The news text may be read from somewhere other than our website, so it shouldn't rely on other page elements such as the header or comments. Always include a link to the downloads page in the main text, and avoid saying things like "in the header above" or "in the comments below".
The focus of the text content should be on player-facing changes rather than technical details. Remember that the majority of our players are regular gamers who (overgeneralising) don't care about programming or open source. Refer interested readers to the changelog where they can view the full list of changes and the corresponding pull requests. It is a good idea to include a reminder that OpenRA is open-source and community-developed, but this should not be the primary focus of a release news post.
Aim for 5 - 10 key feature bullet points, balanced between the three shipping mods, general improvements, and engine/modding features. It may make sense to combine multiple features into one point in some cases.
Be aware of line length and the final rendered layout. HTML doesn't have very good typesetting facilities, but it is not hard to tweak the wording of a line to ensure that a sentence doesn't end with a single word overflowing on to its own line.

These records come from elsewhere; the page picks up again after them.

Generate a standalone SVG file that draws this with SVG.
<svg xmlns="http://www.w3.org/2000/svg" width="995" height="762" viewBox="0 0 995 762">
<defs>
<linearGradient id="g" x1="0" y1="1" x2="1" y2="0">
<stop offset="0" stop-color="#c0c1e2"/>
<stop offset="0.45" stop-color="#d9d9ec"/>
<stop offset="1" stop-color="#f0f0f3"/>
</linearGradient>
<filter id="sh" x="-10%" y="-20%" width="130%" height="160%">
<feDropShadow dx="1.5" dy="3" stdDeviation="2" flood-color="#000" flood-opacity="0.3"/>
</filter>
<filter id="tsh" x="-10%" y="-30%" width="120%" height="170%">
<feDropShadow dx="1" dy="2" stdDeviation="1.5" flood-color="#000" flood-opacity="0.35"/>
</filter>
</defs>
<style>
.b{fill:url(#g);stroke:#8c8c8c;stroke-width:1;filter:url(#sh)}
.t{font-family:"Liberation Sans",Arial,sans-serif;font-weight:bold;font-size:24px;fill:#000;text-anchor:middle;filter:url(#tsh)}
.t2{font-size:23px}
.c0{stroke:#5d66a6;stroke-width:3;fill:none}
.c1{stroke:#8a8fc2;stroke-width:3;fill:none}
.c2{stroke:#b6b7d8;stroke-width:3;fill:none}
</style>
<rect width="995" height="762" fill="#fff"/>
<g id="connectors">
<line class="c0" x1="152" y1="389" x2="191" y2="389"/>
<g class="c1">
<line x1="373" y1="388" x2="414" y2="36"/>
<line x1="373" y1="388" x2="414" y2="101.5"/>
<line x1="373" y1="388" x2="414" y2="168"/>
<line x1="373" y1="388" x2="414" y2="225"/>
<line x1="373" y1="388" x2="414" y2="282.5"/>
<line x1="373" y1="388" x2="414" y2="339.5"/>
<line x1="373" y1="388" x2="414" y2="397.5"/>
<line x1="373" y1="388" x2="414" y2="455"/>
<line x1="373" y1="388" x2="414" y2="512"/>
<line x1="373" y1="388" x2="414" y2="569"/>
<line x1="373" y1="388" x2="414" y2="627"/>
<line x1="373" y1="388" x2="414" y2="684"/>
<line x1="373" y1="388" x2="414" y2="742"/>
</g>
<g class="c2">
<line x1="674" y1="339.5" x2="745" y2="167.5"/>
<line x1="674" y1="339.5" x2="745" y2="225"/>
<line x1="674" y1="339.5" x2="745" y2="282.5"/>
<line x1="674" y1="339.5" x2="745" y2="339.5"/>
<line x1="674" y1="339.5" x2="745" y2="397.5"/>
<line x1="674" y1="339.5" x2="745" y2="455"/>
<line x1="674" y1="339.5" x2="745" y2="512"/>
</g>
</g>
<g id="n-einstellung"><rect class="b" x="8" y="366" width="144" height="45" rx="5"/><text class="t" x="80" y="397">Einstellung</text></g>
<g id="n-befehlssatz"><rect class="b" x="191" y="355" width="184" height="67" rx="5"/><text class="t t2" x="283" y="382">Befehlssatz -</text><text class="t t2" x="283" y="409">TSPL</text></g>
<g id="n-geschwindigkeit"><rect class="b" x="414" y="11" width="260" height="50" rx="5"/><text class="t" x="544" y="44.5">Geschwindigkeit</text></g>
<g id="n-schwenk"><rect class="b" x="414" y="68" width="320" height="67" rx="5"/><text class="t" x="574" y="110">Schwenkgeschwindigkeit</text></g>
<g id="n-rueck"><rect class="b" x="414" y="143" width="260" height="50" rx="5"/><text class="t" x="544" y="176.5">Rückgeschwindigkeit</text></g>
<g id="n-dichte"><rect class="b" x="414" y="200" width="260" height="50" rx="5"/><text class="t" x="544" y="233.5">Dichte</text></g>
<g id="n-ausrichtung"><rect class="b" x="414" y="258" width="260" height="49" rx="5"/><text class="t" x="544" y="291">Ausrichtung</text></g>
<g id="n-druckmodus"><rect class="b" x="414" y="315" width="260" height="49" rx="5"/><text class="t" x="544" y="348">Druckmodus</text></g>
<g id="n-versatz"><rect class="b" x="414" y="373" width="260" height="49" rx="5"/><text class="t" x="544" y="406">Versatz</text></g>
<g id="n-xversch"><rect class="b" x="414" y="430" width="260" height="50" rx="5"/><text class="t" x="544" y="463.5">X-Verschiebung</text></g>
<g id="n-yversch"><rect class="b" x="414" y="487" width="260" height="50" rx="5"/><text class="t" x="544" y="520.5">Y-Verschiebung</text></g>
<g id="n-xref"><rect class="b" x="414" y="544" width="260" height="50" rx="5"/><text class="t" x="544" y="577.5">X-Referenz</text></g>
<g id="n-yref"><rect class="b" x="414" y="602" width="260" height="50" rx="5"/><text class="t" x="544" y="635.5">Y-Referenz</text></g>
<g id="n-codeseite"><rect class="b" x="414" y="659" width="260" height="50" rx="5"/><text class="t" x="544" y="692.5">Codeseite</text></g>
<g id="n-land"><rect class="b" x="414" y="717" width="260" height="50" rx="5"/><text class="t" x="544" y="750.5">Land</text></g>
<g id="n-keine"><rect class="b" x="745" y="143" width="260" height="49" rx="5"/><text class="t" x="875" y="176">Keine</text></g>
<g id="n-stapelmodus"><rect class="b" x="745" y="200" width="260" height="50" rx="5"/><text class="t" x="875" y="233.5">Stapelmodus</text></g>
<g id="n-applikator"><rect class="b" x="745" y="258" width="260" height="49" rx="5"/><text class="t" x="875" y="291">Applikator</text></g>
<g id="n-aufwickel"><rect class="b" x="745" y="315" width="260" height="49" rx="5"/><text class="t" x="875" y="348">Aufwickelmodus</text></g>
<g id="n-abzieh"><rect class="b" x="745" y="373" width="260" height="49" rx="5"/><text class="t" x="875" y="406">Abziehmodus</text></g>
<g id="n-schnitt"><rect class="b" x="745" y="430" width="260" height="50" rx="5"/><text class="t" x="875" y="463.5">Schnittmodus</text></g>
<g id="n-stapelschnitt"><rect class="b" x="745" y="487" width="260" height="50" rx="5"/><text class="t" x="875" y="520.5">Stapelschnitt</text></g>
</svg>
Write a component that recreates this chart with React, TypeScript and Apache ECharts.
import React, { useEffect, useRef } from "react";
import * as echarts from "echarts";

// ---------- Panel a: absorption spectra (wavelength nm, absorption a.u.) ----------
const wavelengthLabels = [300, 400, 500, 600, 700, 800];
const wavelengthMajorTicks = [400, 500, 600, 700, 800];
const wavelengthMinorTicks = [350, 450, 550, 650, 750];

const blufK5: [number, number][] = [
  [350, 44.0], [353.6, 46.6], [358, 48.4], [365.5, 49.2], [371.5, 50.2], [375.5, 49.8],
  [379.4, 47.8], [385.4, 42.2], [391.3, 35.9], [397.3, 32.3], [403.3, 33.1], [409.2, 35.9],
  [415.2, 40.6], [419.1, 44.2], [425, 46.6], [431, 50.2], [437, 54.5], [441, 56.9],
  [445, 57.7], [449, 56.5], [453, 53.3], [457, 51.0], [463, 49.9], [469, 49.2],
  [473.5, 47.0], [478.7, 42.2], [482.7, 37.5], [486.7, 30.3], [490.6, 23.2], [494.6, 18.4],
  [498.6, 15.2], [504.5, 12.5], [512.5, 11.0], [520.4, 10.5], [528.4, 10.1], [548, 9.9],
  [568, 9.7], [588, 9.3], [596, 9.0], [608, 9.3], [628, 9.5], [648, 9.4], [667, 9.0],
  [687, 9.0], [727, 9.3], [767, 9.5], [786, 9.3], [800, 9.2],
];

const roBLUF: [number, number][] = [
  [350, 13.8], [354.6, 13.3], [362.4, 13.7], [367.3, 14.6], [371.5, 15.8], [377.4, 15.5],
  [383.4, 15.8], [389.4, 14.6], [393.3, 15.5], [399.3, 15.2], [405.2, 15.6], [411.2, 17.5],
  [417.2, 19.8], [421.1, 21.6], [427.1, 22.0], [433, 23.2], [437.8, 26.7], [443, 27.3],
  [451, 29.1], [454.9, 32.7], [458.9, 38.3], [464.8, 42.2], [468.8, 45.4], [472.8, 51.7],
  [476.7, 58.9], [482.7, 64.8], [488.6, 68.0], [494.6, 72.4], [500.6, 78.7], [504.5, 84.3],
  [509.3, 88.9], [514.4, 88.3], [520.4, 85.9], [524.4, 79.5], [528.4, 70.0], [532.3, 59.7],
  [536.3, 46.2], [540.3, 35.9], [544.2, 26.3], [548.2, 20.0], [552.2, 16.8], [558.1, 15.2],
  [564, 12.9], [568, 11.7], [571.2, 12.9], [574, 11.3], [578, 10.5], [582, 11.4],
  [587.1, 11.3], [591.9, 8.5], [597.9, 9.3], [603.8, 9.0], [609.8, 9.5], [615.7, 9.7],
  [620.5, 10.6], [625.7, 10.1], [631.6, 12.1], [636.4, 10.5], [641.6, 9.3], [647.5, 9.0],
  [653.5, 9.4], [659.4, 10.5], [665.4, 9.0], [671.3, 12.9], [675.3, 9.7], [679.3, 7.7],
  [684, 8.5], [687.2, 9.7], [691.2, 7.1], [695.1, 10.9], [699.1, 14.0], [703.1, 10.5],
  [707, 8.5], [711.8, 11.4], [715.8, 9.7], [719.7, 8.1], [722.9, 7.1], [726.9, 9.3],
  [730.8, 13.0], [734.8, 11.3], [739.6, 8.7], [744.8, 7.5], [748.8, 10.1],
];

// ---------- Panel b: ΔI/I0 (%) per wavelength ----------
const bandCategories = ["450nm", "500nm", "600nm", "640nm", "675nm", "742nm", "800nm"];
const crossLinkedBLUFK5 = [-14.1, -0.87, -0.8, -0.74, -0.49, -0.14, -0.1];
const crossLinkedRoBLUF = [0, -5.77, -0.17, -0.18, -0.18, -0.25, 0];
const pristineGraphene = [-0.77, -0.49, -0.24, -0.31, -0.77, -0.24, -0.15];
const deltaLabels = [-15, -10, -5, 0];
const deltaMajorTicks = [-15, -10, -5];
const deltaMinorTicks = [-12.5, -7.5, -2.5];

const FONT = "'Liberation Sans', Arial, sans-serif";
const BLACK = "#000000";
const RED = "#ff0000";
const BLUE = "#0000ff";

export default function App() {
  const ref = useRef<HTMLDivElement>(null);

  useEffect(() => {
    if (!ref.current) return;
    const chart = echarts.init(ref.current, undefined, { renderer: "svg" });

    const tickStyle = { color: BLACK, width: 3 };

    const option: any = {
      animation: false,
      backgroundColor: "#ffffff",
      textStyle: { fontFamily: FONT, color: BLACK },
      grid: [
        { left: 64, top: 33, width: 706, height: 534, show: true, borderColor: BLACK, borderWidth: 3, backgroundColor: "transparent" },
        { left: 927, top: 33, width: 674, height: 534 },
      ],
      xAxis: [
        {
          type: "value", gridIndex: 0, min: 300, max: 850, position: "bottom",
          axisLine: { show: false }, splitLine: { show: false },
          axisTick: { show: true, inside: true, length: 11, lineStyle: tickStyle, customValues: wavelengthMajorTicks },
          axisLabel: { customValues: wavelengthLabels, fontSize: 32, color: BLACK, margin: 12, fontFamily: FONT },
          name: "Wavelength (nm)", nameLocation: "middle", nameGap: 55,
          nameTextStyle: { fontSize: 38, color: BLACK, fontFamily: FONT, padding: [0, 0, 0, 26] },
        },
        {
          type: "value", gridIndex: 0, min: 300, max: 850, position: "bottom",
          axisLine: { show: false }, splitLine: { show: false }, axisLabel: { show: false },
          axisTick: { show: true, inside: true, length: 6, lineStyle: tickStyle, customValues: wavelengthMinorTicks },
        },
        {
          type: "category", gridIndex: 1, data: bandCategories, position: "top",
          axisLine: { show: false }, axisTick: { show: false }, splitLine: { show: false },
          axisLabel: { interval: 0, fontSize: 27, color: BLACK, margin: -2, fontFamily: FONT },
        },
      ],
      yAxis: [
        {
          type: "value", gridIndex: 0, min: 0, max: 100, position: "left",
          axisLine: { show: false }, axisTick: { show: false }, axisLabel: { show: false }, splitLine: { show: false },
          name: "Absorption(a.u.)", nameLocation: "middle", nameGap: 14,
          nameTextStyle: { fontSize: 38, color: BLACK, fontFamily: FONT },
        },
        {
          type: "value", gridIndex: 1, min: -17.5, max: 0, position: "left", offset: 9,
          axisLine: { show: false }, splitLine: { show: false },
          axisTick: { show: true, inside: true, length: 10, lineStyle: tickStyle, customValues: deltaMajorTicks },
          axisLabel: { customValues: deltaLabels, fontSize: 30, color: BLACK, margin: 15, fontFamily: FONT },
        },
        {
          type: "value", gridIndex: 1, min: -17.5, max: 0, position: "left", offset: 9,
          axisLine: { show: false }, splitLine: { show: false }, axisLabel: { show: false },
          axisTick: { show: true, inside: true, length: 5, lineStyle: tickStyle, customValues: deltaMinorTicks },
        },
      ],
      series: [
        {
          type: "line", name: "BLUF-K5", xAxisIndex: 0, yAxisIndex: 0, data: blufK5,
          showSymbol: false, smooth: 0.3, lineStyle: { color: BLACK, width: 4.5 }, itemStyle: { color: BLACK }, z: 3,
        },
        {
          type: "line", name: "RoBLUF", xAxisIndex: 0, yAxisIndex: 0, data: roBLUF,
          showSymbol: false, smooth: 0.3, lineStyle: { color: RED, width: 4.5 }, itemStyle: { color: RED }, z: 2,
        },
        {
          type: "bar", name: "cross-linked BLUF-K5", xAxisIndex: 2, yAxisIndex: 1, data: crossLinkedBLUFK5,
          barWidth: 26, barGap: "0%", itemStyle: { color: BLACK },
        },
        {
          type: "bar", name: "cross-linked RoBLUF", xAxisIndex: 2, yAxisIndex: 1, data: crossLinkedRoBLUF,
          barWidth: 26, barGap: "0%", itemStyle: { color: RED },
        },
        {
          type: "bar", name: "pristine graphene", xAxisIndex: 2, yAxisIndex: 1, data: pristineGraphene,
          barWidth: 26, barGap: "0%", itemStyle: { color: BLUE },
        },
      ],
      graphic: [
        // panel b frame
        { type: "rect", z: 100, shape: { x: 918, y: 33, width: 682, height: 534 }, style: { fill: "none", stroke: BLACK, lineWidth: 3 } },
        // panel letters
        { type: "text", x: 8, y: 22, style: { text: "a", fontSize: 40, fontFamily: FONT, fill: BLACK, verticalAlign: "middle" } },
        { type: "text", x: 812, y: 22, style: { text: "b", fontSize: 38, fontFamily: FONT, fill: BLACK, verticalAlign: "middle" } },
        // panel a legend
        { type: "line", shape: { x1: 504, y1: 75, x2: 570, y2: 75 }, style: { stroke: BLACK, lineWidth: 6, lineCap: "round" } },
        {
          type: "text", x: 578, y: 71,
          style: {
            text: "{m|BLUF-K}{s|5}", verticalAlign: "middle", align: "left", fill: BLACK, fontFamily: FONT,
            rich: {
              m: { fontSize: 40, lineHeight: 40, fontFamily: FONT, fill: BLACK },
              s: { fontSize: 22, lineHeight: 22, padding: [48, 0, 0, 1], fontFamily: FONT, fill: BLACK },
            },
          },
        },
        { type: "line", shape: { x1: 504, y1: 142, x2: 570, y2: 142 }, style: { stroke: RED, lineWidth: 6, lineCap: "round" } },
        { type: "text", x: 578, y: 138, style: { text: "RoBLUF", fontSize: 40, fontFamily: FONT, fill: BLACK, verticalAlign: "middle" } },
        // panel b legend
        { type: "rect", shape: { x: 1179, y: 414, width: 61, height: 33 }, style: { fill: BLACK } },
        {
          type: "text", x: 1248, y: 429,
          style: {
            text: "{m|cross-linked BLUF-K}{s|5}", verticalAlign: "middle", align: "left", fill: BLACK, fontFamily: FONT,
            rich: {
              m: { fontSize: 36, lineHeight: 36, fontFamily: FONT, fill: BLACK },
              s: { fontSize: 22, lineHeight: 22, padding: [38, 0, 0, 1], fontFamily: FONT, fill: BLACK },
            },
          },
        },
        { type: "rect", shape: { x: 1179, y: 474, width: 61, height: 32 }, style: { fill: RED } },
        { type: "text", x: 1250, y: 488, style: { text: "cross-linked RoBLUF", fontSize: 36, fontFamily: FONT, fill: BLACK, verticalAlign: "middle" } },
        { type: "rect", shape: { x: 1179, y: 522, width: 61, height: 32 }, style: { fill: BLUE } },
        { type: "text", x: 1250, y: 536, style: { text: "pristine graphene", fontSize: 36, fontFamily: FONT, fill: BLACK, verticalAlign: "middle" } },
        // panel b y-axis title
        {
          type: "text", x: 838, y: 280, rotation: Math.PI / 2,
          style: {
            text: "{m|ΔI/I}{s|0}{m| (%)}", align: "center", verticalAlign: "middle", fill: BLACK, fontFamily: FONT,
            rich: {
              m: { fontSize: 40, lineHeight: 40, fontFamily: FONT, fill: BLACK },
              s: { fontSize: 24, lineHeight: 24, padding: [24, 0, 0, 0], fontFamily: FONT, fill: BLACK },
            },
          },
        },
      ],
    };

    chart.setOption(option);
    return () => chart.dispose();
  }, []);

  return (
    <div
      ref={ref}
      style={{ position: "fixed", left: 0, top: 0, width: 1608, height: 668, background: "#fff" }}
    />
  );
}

The screenshots are probably the most important part of a release newspost, and deserve particular care.
Most screenshots should be 600 x 300 px and saved as indexed png. Certain features may require a larger image or non-indexed colours, but these can be treated on a case-by-case basis. Aim for 3 - 5 screenshots per post, but this will of course depend on the number of changes in a release. Pick only the most visually interesting changes to show off, making sure that there is a balance between mods (ideally at least one in each of RA, TD, and D2K). If a mod doesn't include anything new, then consider using it to demonstrate a common feature instead.
The image should clearly demonstrate the feature being shown, which is described in the caption beneath it. It should be framed in a way that is aesthetically pleasing and not contain too much empty space around the edges (but on the other hand, shouldn't be too busy to obscure the target feature). A screenshot of a single unit standing on empty terrain is not very interesting for example - show the unit in battle, with other units fighting around it (but not too close as to hide it). It can be tricky to compose all of the elements of a screenshot at once, so don't even try: it is more efficient to compose different parts of the image in different shots, and then combine them with an image editor.